As such the final step was then connecting this through to the marketing team. We decided on a lightweight solution of using AppScript triggers to pull the latest analysis at key points in the day. Based on the results of this data we then send relevant information to the marketing team via a Slackbot chat message. This proved to be a quick and lightweight solution that was easily adjustable.
Here is the order of events for the morning anomaly detection for example:
The trigger runs early morning before work => AppScript uses BigQuery Library to call SQL views =>BigQuery runs analysis for anomalies and returns the data to the calling AppScript => The script then packages the data and sends it to the Slack API => digital marketing team get a breakdown of anomalous events as direct messages first thing in the morning waiting for them.

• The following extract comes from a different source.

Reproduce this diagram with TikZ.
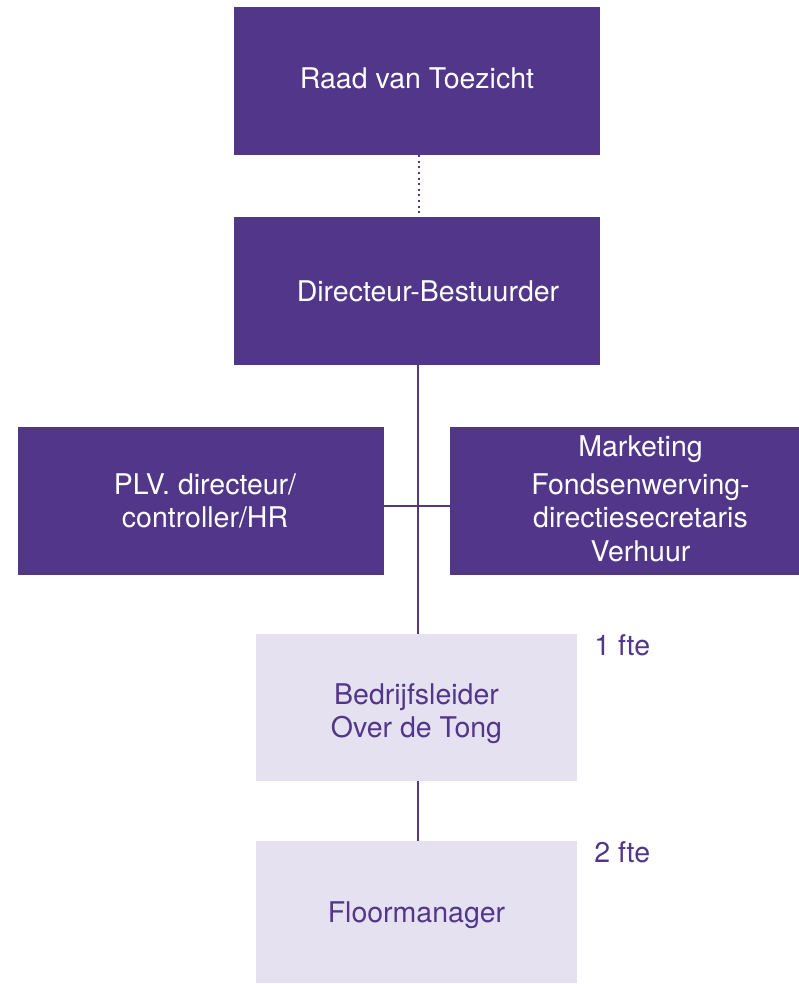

You can then combine this with levels of anomalies as well, for example, we run further triggers for any high-priority anomalies that come throughout the day to ensure our marketing team is always up to date. Additionally, this could all be run via Google Cloud architecture through functions and pub/sub if SQL analysis proved not enough.
Vigilance has always been important, but the increased complexity of digital marketing across multiple platforms, and the need for more accurate and meaningful data, mean that Vigilance should be a key pillar of the technical team of any digital marketing agency in 2022. We’re able to pull off the above with a team of two and minimal budget overhead for a solution that is bespoke and deserving of our clients.
It’s worth mentioning there are many other features that can be rolled up into a technical vigilance initiative. Some might want to use it with spellcheck APIs to check ad copy, others to monitor quality scores or crawling landing pages for changes that might break tracking. But hopefully, this example case has helped open up the potential possibilities in your imagination.
As always, I’d love to hear – what are your thoughts? What is your team building? How important do you believe using tech for vigilance is in today’s current digital marketing environment?